One of my main hang-ups back in the day was that I didn’t think I was any good at playing games. I enjoyed playing games casually, but I could never play them in front of people. My hands would get clammy and I would completely flail around, I hated it. And then I started playing more and more, and I would always have the difficulty on ‘easy’ and I felt weirdly ashamed. Could I call myself a gamer? I asked myself…
The answer is yes. Of course, past Siobhan. Why not? Enjoyment is surely the main element to get out of games. But I find that so many people put pressure on others to be good, especially online.

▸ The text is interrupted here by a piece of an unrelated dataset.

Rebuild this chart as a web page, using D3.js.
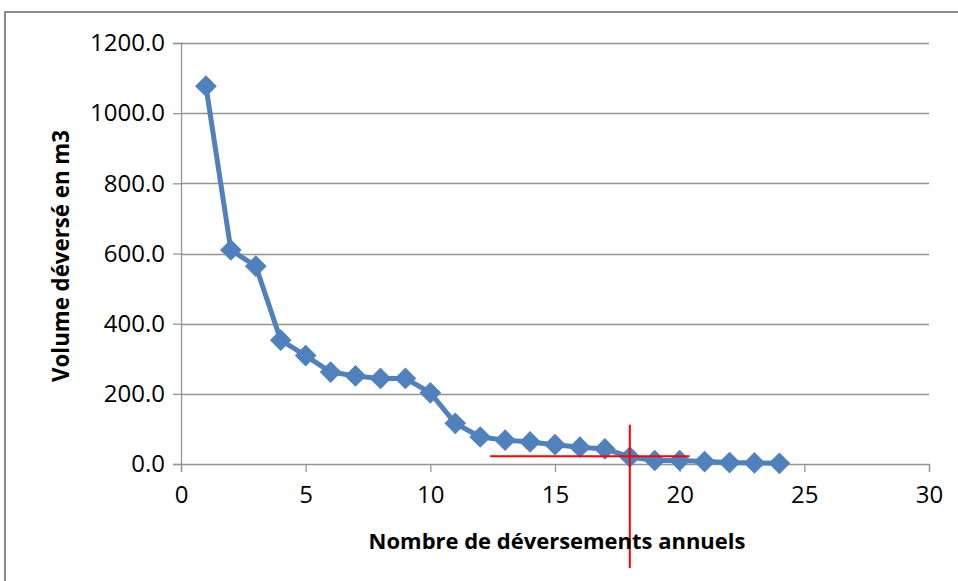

The discourse that crops up in online gaming is just so alienating and downright dumb and is why I am still so against playing online multiplayers. You get so much abuse if you aren’t as good as the other players. And where is the fun in that, eh?
I remember playing Mass Effect 2 for the first time, bearing in mind that I hadn’t really played an RPG/shooter before, so I had no idea how it worked. I had no idea how the level-up/upgrade situation worked, so I just blasted through the game having the time of my life, got to the end and surprise, surprise I had done nothing in the realm of upgrades so pretty much all my favourite teammates perished. It was so upsetting. But hey, I had an amazing time. And if anything, the fact that I had such a traumatic ending, it only added to the drama, and I had a pretty different experience to those who kitted out the Normandy!

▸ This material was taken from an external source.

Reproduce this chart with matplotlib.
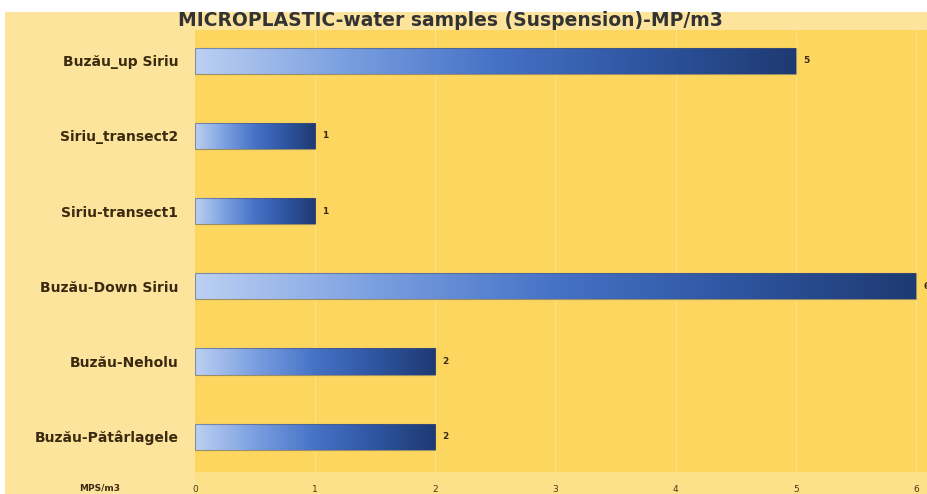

But at the time I beat myself up about it and felt so stupid. I remember getting looks of pity from my friends. But then I started playing The Legend of Zelda. I was introduced to it by my boyfriend. Even then I had a hard time playing it, and I would want to give up at the slightest hurdle because I felt stupid, which led to me not completing so many games that I have gone back to and loved. But I quickly got over that because of the love I developed for the game.

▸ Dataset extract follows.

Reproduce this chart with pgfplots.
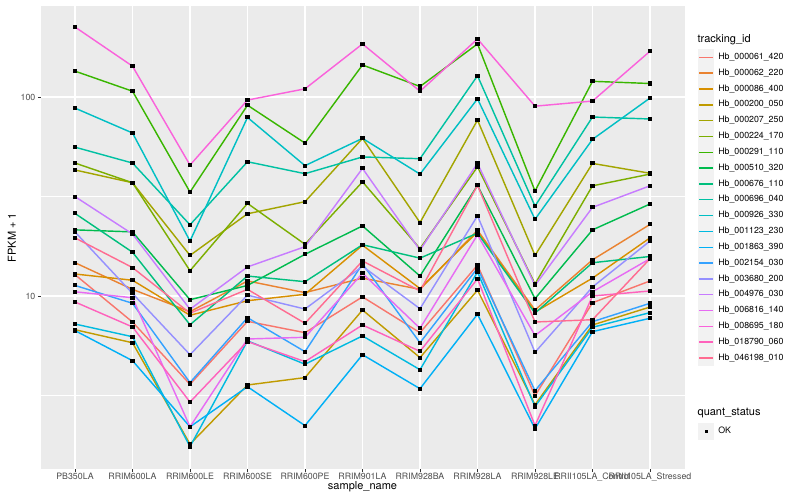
\documentclass[border=0pt]{standalone}
\usepackage{fontspec}
\setmainfont{TeX Gyre Heros}
\usepackage{pgfplots}
\usepackage{pgfplotstable}
\pgfplotsset{compat=1.18}

\definecolor{panel}{HTML}{EBEBEB}
\definecolor{ticktxt}{HTML}{4D4D4D}
\definecolor{tickcol}{HTML}{333333}
\definecolor{keybg}{HTML}{F2F2F2}
% ggplot hue palette, 20 levels
\definecolor{c01}{HTML}{F8766D}
\definecolor{c02}{HTML}{EA8331}
\definecolor{c03}{HTML}{D89000}
\definecolor{c04}{HTML}{C09B00}
\definecolor{c05}{HTML}{A3A500}
\definecolor{c06}{HTML}{7CAE00}
\definecolor{c07}{HTML}{39B600}
\definecolor{c08}{HTML}{00BB4E}
\definecolor{c09}{HTML}{00BF7D}
\definecolor{c10}{HTML}{00C1A3}
\definecolor{c11}{HTML}{00BFC4}
\definecolor{c12}{HTML}{00BAE0}
\definecolor{c13}{HTML}{00B0F6}
\definecolor{c14}{HTML}{35A2FF}
\definecolor{c15}{HTML}{9590FF}
\definecolor{c16}{HTML}{C77CFF}
\definecolor{c17}{HTML}{E76BF3}
\definecolor{c18}{HTML}{FA62DB}
\definecolor{c19}{HTML}{FF62BC}
\definecolor{c20}{HTML}{FF6C91}

% FPKM + 1 per sample (rows: PB350LA ... RRII105LA_Stressed)
\pgfplotstableread{
s  c01   c02   c03   c04   c05   c06   c07  c08   c09   c10   c11   c12   c13   c14   c15   c16   c17   c18   c19   c20
0  12.8  14.7  12.9  6.77  43.0  46.6  135  21.5  26.0  56.0  88.0  7.23  6.70  11.3  21.0  31.6  10.5  225   9.33  19.6
1  7.40  10.8  12.0  5.82  37.1  37.1  107  21.0  16.6  46.6  66.0  6.24  4.73  9.19  10.3  20.5  9.80  143   6.99  13.9
2  3.60  8.34  8.00  1.80  16.0  13.4  33.3 9.58  7.17  22.8  18.9  1.75  2.20  3.67  5.07  8.58  2.20  45.5  2.93  8.20
3  7.46  11.9  9.47  3.57  25.9  29.2  91.0 11.3  12.6  47.3  79.0  5.95  3.50  7.78  10.1  14.0  6.08  96.6  5.90  10.8
4  6.54  10.4  10.2  3.89  29.8  18.2  58.7 16.2  11.8  41.2  45.2  4.54  2.23  5.25  8.60  17.7  6.20  110   4.68  7.29
5  9.90  12.3  18.0  8.50  62.0  37.5  145  22.5  18.1  50.0  62.0  6.30  5.07  14.5  14.1  43.8  13.0  185   7.15  15.0
6  6.54  10.8  10.9  4.90  23.4  17.3  113  12.6  15.5  49.0  41.0  4.26  3.42  5.82  8.63  17.0  6.88  107   5.27  10.6
7  14.3  21.4  21.0  10.7  76.6  44.6  185  36.0  20.7  128   98.0  13.2  8.10  13.8  25.3  46.4  20.3  196   12.2  36.0
8  3.15  8.50  8.30  2.84  16.0  11.5  33.7 9.70  8.20  28.3  24.3  2.78  2.15  3.34  5.21  11.3  6.33  90.0  2.23  7.40
9  9.25  15.2  12.3  7.15  46.4  35.8  120  21.5  14.7  79.4  61.3  6.96  6.62  7.43  11.1  27.9  10.5  95.5  10.0  7.60
10 11.9  22.9  19.6  8.80  41.4  41.0  117  29.0  15.8  77.6  98.9  8.25  7.73  9.19  18.9  35.8  15.4  170   10.6  15.4
}\expr

\pgfplotsset{
  keybox/.style={
    legend image code/.code={
      \path[draw=none, fill=none] (0pt,-6.48pt) rectangle (12.96pt,6.48pt);
      \path[draw=none, fill=keybg] (0.35pt,-6.13pt) rectangle (12.61pt,6.13pt);
      \draw[##1, line width=1.07pt] (1.3pt,0pt) -- (11.66pt,0pt);
    }
  },
  ggleg/.style={
    legend cell align=left,
    legend style={
      draw=none, fill=none, inner sep=0pt, row sep=-1.09pt, column sep=2.6pt,
      font=\fontsize{6.6}{7.9}\selectfont,
      nodes={inner sep=0pt},
      anchor=north west,
    },
  },
  dots/.style={forget plot, only marks, mark=square*, mark size=1.15pt,
    mark options={fill=black, draw=black, line width=0pt}},
}

\begin{document}
\begin{tikzpicture}
\useasboundingbox (0,0) rectangle (600pt,375pt);
\begin{axis}[
  at={(30.375pt,23.25pt)}, anchor=south west,
  scale only axis, width=483pt, height=347.25pt,
  axis background/.style={fill=panel},
  axis line style={draw=none},
  xmin=-0.6, xmax=10.6,
  ymode=log, ymin=1.35, ymax=287,
  xtick={0,...,10},
  xticklabels={PB350LA,RRIM600LA,RRIM600LE,RRIM600SE,RRIM600PE,RRIM901LA,RRIM928BA,RRIM928LA,RRIM928LE,RRII105LA\_Control,RRII105LA\_Stressed},
  ytick={10,100}, yticklabels={10,100},
  minor ytick={3.1623,31.623},
  tick pos=left, tick align=outside,
  major tick length=2.06pt, minor tick length=0pt,
  tick style={tickcol, line width=0.5pt},
  grid=both,
  major grid style={white, line width=1.07pt},
  minor grid style={white, line width=0.53pt},
  ticklabel style={font=\fontsize{6.6}{7.9}\selectfont, text=ticktxt, inner sep=0pt},
  xticklabel style={yshift=-0.9pt},
  yticklabel style={xshift=-1.6pt},
  xlabel={sample\_name}, ylabel={FPKM + 1},
  label style={font=\fontsize{8.25}{9.9}\selectfont},
  xlabel style={at={(axis description cs:0.5,-0.0389)}, anchor=center},
  ylabel style={at={(axis description cs:-0.0443,0.5)}, anchor=center},
  keybox, ggleg,
  legend style={at={(axis description cs:1.0199,0.9084)}},
  every axis plot/.append style={line width=1.07pt},
]
\addplot[c01, no marks] table[x=s, y=c01] {\expr}; \addlegendentry{Hb\_000061\_420}
\addplot[c02, no marks] table[x=s, y=c02] {\expr}; \addlegendentry{Hb\_000062\_220}
\addplot[c03, no marks] table[x=s, y=c03] {\expr}; \addlegendentry{Hb\_000086\_400}
\addplot[c04, no marks] table[x=s, y=c04] {\expr}; \addlegendentry{Hb\_000200\_050}
\addplot[c05, no marks] table[x=s, y=c05] {\expr}; \addlegendentry{Hb\_000207\_250}
\addplot[c06, no marks] table[x=s, y=c06] {\expr}; \addlegendentry{Hb\_000224\_170}
\addplot[c07, no marks] table[x=s, y=c07] {\expr}; \addlegendentry{Hb\_000291\_110}
\addplot[c08, no marks] table[x=s, y=c08] {\expr}; \addlegendentry{Hb\_000510\_320}
\addplot[c09, no marks] table[x=s, y=c09] {\expr}; \addlegendentry{Hb\_000676\_110}
\addplot[c10, no marks] table[x=s, y=c10] {\expr}; \addlegendentry{Hb\_000696\_040}
\addplot[c11, no marks] table[x=s, y=c11] {\expr}; \addlegendentry{Hb\_000926\_330}
\addplot[c12, no marks] table[x=s, y=c12] {\expr}; \addlegendentry{Hb\_001123\_230}
\addplot[c13, no marks] table[x=s, y=c13] {\expr}; \addlegendentry{Hb\_001863\_390}
\addplot[c14, no marks] table[x=s, y=c14] {\expr}; \addlegendentry{Hb\_002154\_030}
\addplot[c15, no marks] table[x=s, y=c15] {\expr}; \addlegendentry{Hb\_003680\_200}
\addplot[c16, no marks] table[x=s, y=c16] {\expr}; \addlegendentry{Hb\_004976\_030}
\addplot[c17, no marks] table[x=s, y=c17] {\expr}; \addlegendentry{Hb\_006816\_140}
\addplot[c18, no marks] table[x=s, y=c18] {\expr}; \addlegendentry{Hb\_008695\_180}
\addplot[c19, no marks] table[x=s, y=c19] {\expr}; \addlegendentry{Hb\_018790\_060}
\addplot[c20, no marks] table[x=s, y=c20] {\expr}; \addlegendentry{Hb\_046198\_010}
% points on top of every line
\foreach \c in {c01,c02,c03,c04,c05,c06,c07,c08,c09,c10,c11,c12,c13,c14,c15,c16,c17,c18,c19,c20}{
  \addplot[dots] table[x=s, y=\c] {\expr};
}
\end{axis}

% second legend: quant_status
\begin{axis}[
  at={(30.375pt,23.25pt)}, anchor=south west,
  scale only axis, width=483pt, height=347.25pt,
  hide axis, xmin=0, xmax=1, ymin=0, ymax=1,
  ggleg,
  legend style={at={(axis description cs:1.0199,0.1006)}},
  legend image code/.code={
    \path[draw=none, fill=none] (0pt,-6.48pt) rectangle (12.96pt,6.48pt);
    \path[draw=none, fill=keybg] (0.35pt,-6.13pt) rectangle (12.61pt,6.13pt);
    \path[draw=none, fill=black] (5.33pt,-1.15pt) rectangle (7.63pt,1.15pt);
  },
]
\addlegendimage{black}
\addlegendentry{OK}
\end{axis}

\node[anchor=west, inner sep=0pt, font=\fontsize{8.25}{9.9}\selectfont] at (522.98pt,345pt) {tracking\_id};
\node[anchor=west, inner sep=0pt, font=\fontsize{8.25}{9.9}\selectfont] at (522.98pt,65.25pt) {quant\_status};
\end{tikzpicture}
\end{document}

I even remember someone warning me that Crash Bandicoot was ‘a really hard game’ when I got excited about getting it with the PS4. At first, I felt so patronised and offended and then I got determined to play it, just to prove a point. And guess what, I got better, I persisted and now I am decidedly average when it comes to games, and you know what I don’t care what anyone thinks about me because I am having the time of my life!
So, I propose a revolution of the terrible/mediocre gamers who have no idea what they are doing and just have fun without the judgement of others. Fall off as many Mario brick walls as possible accidentally hit a teammate, get hit by as many Deku nuts as humanly possible! Just have FUN!